REALLY? VA Gov’s Wife Handed Cotton To Black Students, Told Them To Imagine Being Slaves!
There are some people that just persistently seem to know the wrong thing to say at all times.
They can never get a handle on what they are supposed to be saying and always end up putting their foot in their mouth.
You would think that if you were a public figure like the wife of a governor that has been in the news in recent months for some really hateful, racist stuff that you would send everything that you planned on saying up to and including good morning through several filters.
As the wife of an elected official Pam Northam has got a lot on her plate in terms of keeping up appearances with just the racism issue alone let alone her husband’s absolutely hateful stance on abortion.
So, you would think that she would do everything that she could to keep the spotlight off of her right?
Virginia Democrat Governor Ralph Northam’s wife allegedly handed raw cotton to black students during a tour of the governor’s mansion last week and told them to imagine being slaves and being forced to pick the cotton.
The Washington Post reported that the allegation came from a Virginia state employee who said that “her eighth-grade daughter was upset during a tour of the historic governor’s residence when first lady Pam Northam handed raw cotton to her and another African American child and asked them to imagine being enslaved and having to pick the crop.”
“The Governor and Mrs. Northam have asked the residents of the Commonwealth to forgive them for their racially insensitive past actions,” said Leah Dozier Walker, the Director of Equity and Engagement at Virginia’s Education Department, in a letter to lawmakers on Monday. “But the actions of Mrs.

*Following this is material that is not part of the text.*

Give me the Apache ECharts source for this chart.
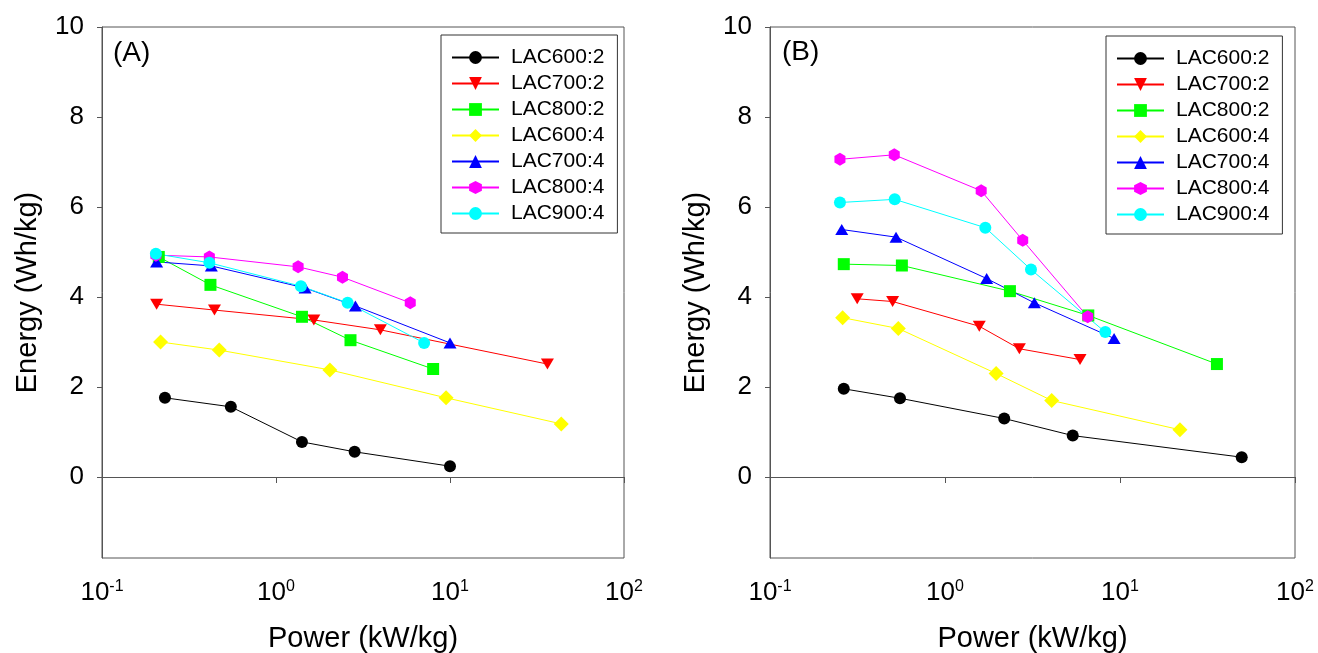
<!DOCTYPE html>
<html>
<head>
<meta charset="utf-8">
<script src="https://cdn.jsdelivr.net/npm/echarts@6/dist/echarts.min.js"></script>
<style>
html, body { margin: 0; padding: 0; background: #fff; }
#main { width: 1318px; height: 653px; }
</style>
</head>
<body>
<div id="main"></div>
<script>
'use strict';
var FONT = '"Liberation Sans", Arial, sans-serif';

var seriesNames = ['LAC600:2', 'LAC700:2', 'LAC800:2', 'LAC600:4', 'LAC700:4', 'LAC800:4', 'LAC900:4'];
var seriesColors = ['#000000', '#ff0000', '#00ff00', '#ffff00', '#0000ff', '#ff00ff', '#00ffff'];

var yTicks = [0, 2, 4, 6, 8, 10];
var xTicks = [0.1, 1, 10, 100];

// panel A, power (kW/kg) and energy (Wh/kg)
var powA600_2 = [0.23, 0.55, 1.41, 2.83, 10.0];
var enA600_2 = [1.76, 1.56, 0.78, 0.56, 0.24];
var powA700_2 = [0.206, 0.443, 1.65, 3.98, 36.3];
var enA700_2 = [3.84, 3.71, 3.49, 3.27, 2.51];
var powA800_2 = [0.212, 0.42, 1.41, 2.68, 8.0];
var enA800_2 = [4.89, 4.27, 3.56, 3.04, 2.40];
var powA600_4 = [0.217, 0.472, 2.04, 9.49, 43.6];
var enA600_4 = [3.00, 2.82, 2.38, 1.76, 1.18];
var powA700_4 = [0.206, 0.425, 1.47, 2.86, 10.0];
var enA700_4 = [4.78, 4.69, 4.20, 3.80, 2.98];
var powA800_4 = [0.204, 0.414, 1.34, 2.41, 5.91];
var enA800_4 = [4.93, 4.89, 4.67, 4.44, 3.87];
var powA900_4 = [0.204, 0.414, 1.39, 2.58, 7.1];
var enA900_4 = [4.96, 4.76, 4.24, 3.87, 2.98];

// panel B
var powB600_2 = [0.264, 0.553, 2.18, 5.37, 49.6];
var enB600_2 = [1.96, 1.75, 1.30, 0.92, 0.44];
var powB700_2 = [0.315, 0.502, 1.57, 2.66, 5.91];
var enB700_2 = [3.96, 3.90, 3.35, 2.85, 2.61];
var powB800_2 = [0.264, 0.567, 2.35, 6.59, 35.8];
var enB800_2 = [4.73, 4.70, 4.13, 3.59, 2.51];
var powB600_4 = [0.260, 0.541, 1.96, 4.07, 22.0];
var enB600_4 = [3.54, 3.30, 2.30, 1.70, 1.05];
var powB700_4 = [0.257, 0.525, 1.73, 3.24, 9.25];
var enB700_4 = [5.50, 5.33, 4.41, 3.87, 3.08];
var powB800_4 = [0.251, 0.513, 1.61, 2.78, 6.54];
var enB800_4 = [7.06, 7.16, 6.36, 5.26, 3.56];
var powB900_4 = [0.251, 0.516, 1.70, 3.10, 8.24];
var enB900_4 = [6.10, 6.17, 5.54, 4.61, 3.22];

var powerA = [powA600_2, powA700_2, powA800_2, powA600_4, powA700_4, powA800_4, powA900_4];
var energyA = [enA600_2, enA700_2, enA800_2, enA600_4, enA700_4, enA800_4, enA900_4];
var powerB = [powB600_2, powB700_2, powB800_2, powB600_4, powB700_4, powB800_4, powB900_4];
var energyB = [enB600_2, enB700_2, enB800_2, enB600_4, enB700_4, enB800_4, enB900_4];

var hexagon = 'path://M0,-1L0.866,-0.5L0.866,0.5L0,1L-0.866,0.5L-0.866,-0.5Z';
var downTri = 'path://M-1,-1L1,-1L0,1Z';
var symbols = ['circle', downTri, 'rect', 'diamond', 'triangle', hexagon, 'circle'];
var symbolSizes = [12, [13, 11], 12, 15, [13, 11], [11, 13], 12];

var axisColor = '#555';

function xAxisFor(gridIndex) {
    return {
        type: 'log', logBase: 10, gridIndex: gridIndex,
        min: xTicks[0], max: xTicks[xTicks.length - 1],
        name: 'Power (kW/kg)', nameLocation: 'middle', nameGap: 66,
        nameTextStyle: { fontFamily: FONT, fontSize: 29, color: '#000' },
        axisLine: { show: true, lineStyle: { color: axisColor, width: 1 } },
        axisTick: { show: true, inside: false, length: 6, lineStyle: { color: axisColor } },
        minorTick: { show: false },
        splitLine: { show: false },
        axisLabel: {
            margin: 21, showMinLabel: true, showMaxLabel: true,
            formatter: function(v) {
                var e = Math.round(Math.log10(v));
                return '{b|10}{s|' + e + '}';
            },
            rich: {
                b: { fontFamily: FONT, fontSize: 26, lineHeight: 28, color: '#000' },
                s: { fontFamily: FONT, fontSize: 16, lineHeight: 16, color: '#000', verticalAlign: 'top' }
            }
        }
    };
}

function yAxisFor(gridIndex) {
    return {
        type: 'value', gridIndex: gridIndex, min: -1.8, max: 10,
        name: 'Energy (Wh/kg)', nameLocation: 'middle', nameGap: 60,
        nameTextStyle: { fontFamily: FONT, fontSize: 29, color: '#000' },
        axisLine: { show: true, lineStyle: { color: axisColor, width: 1 } },
        axisTick: { show: true, inside: false, length: 5, customValues: yTicks, lineStyle: { color: axisColor } },
        splitLine: { show: false },
        axisLabel: { margin: 18, customValues: yTicks, fontFamily: FONT, fontSize: 26, color: '#000' }
    };
}

function legendFor(left, top) {
    return {
        orient: 'vertical', left: left, top: top,
        data: seriesNames, selectedMode: false,
        itemWidth: 47, itemHeight: 16, itemGap: 5,
        padding: [12, 13, 9, 10],
        borderColor: '#333', borderWidth: 1, backgroundColor: '#fff',
        textStyle: { fontFamily: FONT, fontSize: 21, lineHeight: 20, color: '#000', padding: [0, 0, 0, 7] }
    };
}

var series = [];
function addPanel(powers, energies, idx) {
    for (var i = 0; i < seriesNames.length; i++) {
        var pts = [];
        for (var j = 0; j < powers[i].length; j++) pts.push([powers[i][j], energies[i][j]]);
        series.push({
            type: 'line', name: seriesNames[i], xAxisIndex: idx, yAxisIndex: idx,
            data: pts, symbol: symbols[i], symbolSize: symbolSizes[i],
            showAllSymbol: true, animation: false,
            itemStyle: { color: seriesColors[i] },
            lineStyle: { color: seriesColors[i], width: 1 }
        });
    }
}
addPanel(powerA, energyA, 0);
addPanel(powerB, energyB, 1);

var chart = echarts.init(document.getElementById('main'), null, { renderer: 'canvas' });
chart.setOption({
    backgroundColor: '#fff',
    animation: false,
    title: [
        { text: '(A)', left: 113, top: 39, padding: 0, textStyle: { fontFamily: FONT, fontSize: 28, fontWeight: 'normal', color: '#000' } },
        { text: '(B)', left: 782, top: 38, padding: 0, textStyle: { fontFamily: FONT, fontSize: 28, fontWeight: 'normal', color: '#000' } }
    ],
    grid: [
        { left: 102, right: 694, top: 27, bottom: 95, show: true, borderColor: axisColor, borderWidth: 1, outerBoundsMode: 'none', containLabel: false },
        { left: 770, right: 23, top: 27, bottom: 95, show: true, borderColor: axisColor, borderWidth: 1, outerBoundsMode: 'none', containLabel: false }
    ],
    legend: [legendFor(441, 35), legendFor(1106, 36)],
    xAxis: [xAxisFor(0), xAxisFor(1)],
    yAxis: [yAxisFor(0), yAxisFor(1)],
    series: series
});
</script>
</body>
</html>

Northam, just last week, do not lead me to believe that this Governor’s office has taken seriously the harm and hurt they have caused African Americans in Virginia or that they are deserving of our forgiveness.”
The tour, which took place last Thursday, involved a “traditional gathering of about 100 young people who had served as pages during the state Senate session.”
Northam took groups of pages to an area that served as a kitchen and held up raw cotton in front of over a dozen pages and described the slaves who were forced to pick the cotton.
“Mrs. Northam then asked these three pages [the only black pages in attendance] if they could imagine what it must have been like to pick cotton all day,” Walker said in her letter. “I can not for the life of me understand why the first lady would single out the African American pages for this — or — why she would ask them such an insensitive question.”